As much as I'm happy to see the building still in existence and now open to the public, I really hope that it won't be(come) a white elephant any time soon.  This would be terrible in Hong Kong, where good buildings are scarcer than one would like -- and quite a few people would love to be given an excuse to tear down (or at least drastically "renovate") a nice old building in order to make "more efficient" use of its land and such.


Bill said...


I first read about Oi! at and I'm glad you made a post on it. Not only is this building saved from destruction, but experimental artists are putting the space to creative use. Just look at last week's art news: a painting by British artist Francis Bacon is auctioned for the grossly inflated sum of over 142 million U.S. dollars!

That is why the less commercialized art space of Oi! is such refreshing news. Surprisingly, Jason Wordie doesn't include the Royal HK Yacht Club building in his book. However, he does include the Sunbeam Theatre.

Searching your site, I see you have posted an '09 entry on the Sunbeam. Visiting their website, I see they are still performing Cantonese Opera. Well, contemporary culture is alive in this part of town in Oi! and more traditional culture is alive at the Sunbeam.

For anyone even lightly interested in history, anywhere near North Point will recall the 1967 Hong Kong Riots. This Hong Kong film fan (if memory serves him correct) recalls brief newsreel footage of those riots in John Woo's Bullet in the Head
and Wong Kar Wai's 2046.


YTSL said...

Hi Bill --

You've got more knowledge and appreciation of Fortress Hill/North Point than many Hong Kong residents!

Re North Point and the 1967 Hong Kong Riots: a friend and I were walking along King's Road when he pointed out the Metropole Building and talked about how the British had landed a helicopter on its roof during the riots...
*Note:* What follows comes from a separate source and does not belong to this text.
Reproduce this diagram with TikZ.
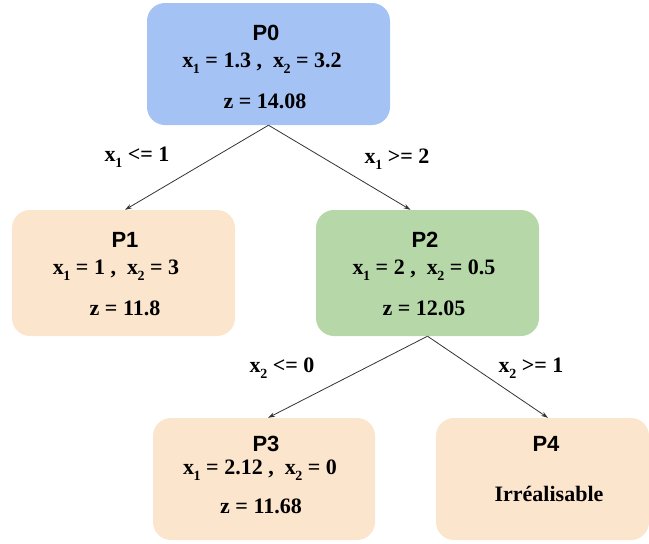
\documentclass[tikz,border=0pt]{standalone}
\usepackage{fontspec}
\setmainfont{Liberation Serif}
\setsansfont{Liberation Sans}
\usetikzlibrary{arrows.meta,calc}
\definecolor{cblue}{HTML}{A4C2F4}
\definecolor{cpeach}{HTML}{FCE5CD}
\definecolor{cgreen}{HTML}{B6D7A8}
\definecolor{cline}{HTML}{333333}
\newcommand\xsub[1]{x\kern-0.3pt\raisebox{-0.6ex}{\fontsize{14}{14}\selectfont #1}}
\begin{document}
\begin{tikzpicture}[x=1pt,y=-1pt,
  box/.style={rounded corners=18pt,minimum width=#1,inner sep=0pt,draw=none},
  ttl/.style={font=\sffamily\bfseries\fontsize{22}{22}\selectfont,inner sep=0pt},
  txt/.style={font=\bfseries\fontsize{22}{22}\selectfont,inner sep=0pt},
  edge/.style={draw=cline,line width=0.8pt,-{Stealth[length=7pt,width=4.5pt]}},
  elab/.style={font=\bfseries\fontsize{22}{22}\selectfont,inner sep=0pt}]
\useasboundingbox (0,0) rectangle (649,544);
\node[box=243pt,minimum height=122pt,fill=cblue] (P0) at (268.5,64) {};
\node[box=223pt,minimum height=126pt,fill=cpeach] (P1) at (123.5,273) {};
\node[box=223pt,minimum height=126pt,fill=cgreen] (P2) at (427.5,273) {};
\node[box=222pt,minimum height=122pt,fill=cpeach] (P3) at (264,479) {};
\node[box=213pt,minimum height=122pt,fill=cpeach] (P4) at (542.5,479) {};
% texts
\node[ttl] (t0) at (266,33) {P0};
\node[txt] (a0) at (262,63) {\xsub{1} = 1.3 ,\ \ \xsub{2} = 3.2};
\node[txt] (z0) at (265,101) {z = 14.08};
\node[ttl] (t1) at (125,240) {P1};
\node[txt] (a1) at (116,270) {\xsub{1} = 1 ,\ \ \xsub{2} = 3};
\node[txt] (z1) at (125,308) {z = 11.8};
\node[ttl] (t2) at (425,240) {P2};
\node[txt] (a2) at (424,270) {\xsub{1} = 2 ,\ \ \xsub{2} = 0.5};
\node[txt] (z2) at (424,308) {z = 12.05};
\node[ttl] (t3) at (266,444) {P3};
\node[txt] (a3) at (260,470) {\xsub{1} = 2.12 ,\ \ \xsub{2} = 0};
\node[txt] (z3) at (261,506) {z = 11.68};
\node[ttl] (t4) at (546,444) {P4};
\node[txt] (i4) at (549,494) {Irréalisable};
% edges
\draw[edge] (P0.south) -- ([xshift=1.5pt]P1.north);
\draw[edge] (P0.south) -- ([xshift=-17pt]P2.north);
\draw[edge] (P2.south) -- ([xshift=4pt]P3.north);
\draw[edge] (P2.south) -- ([xshift=5.5pt]P4.north);
% edge labels
\node[elab] (l1) at (137,157) {\xsub{1} <= 1};
\node[elab] (l2) at (397,159) {\xsub{1} >= 2};
\node[elab] (l3) at (282,368) {\xsub{2} <= 0};
\node[elab] (l4) at (531,368) {\xsub{2} >= 1};
\end{tikzpicture}
\end{document}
And since you're a Hong Kong movie fan, you'd be able to recognize sections of North Point that appear in "Beast Stalker" and "Accident", should you ever visit the area... Also, the Sunbeam appeared in "Hu-Du-Men"... :b

Bill said...


Since you mentioned Hu-Du-Men, I searched for it on dvd, but it seems to be out of print. I did watch a clip of it on YouTube. I wasn't familiar with the term, Hu-Du-Men, but I am now, which only further adds to my fascination with the roots of HK cinema in Chinese opera...I guess Peking Opera Blues would be one of the prime examples of this...I would also include the hilarious backstage antics in the first part of Sammo Hung's Prodigal Son, which you rated a 9 in a previous review. Bey Logan, in his book HK Action Cinema, rated Prodigal Son as the finest martial arts move ever made. Well, I guess that's subjective.

Well, getting beyond this verbosity, what I really wanted to comment on is the star of Hu-Du-Men, Josephine Siao. I wasn't familiar with any of her pre-Fong Sai Yuk work, until I watched some posts on YouTube. I was surprised at what a versatile actress-entertainer she is...It warms my Buddhist heart to also read that this educated compassionate woman started a foundation for abused children in Hong Kong.


YTSL said...

Hi again Bill --

Re Josephine Siao's pre "Fong Sai Yuk" work. Check out my reviews of "Nobody's Child"...

...and "Colourful Youth":-

Also, FYI, a few years back when Donal Tsang was still Chief Executive of Hong Kong, there was a poll of which public personalities one rated highest, etc. Josephine Siao topped the list while Donald Tsang was second from the bottom, with the person at the very bottom being... Jackie Chan.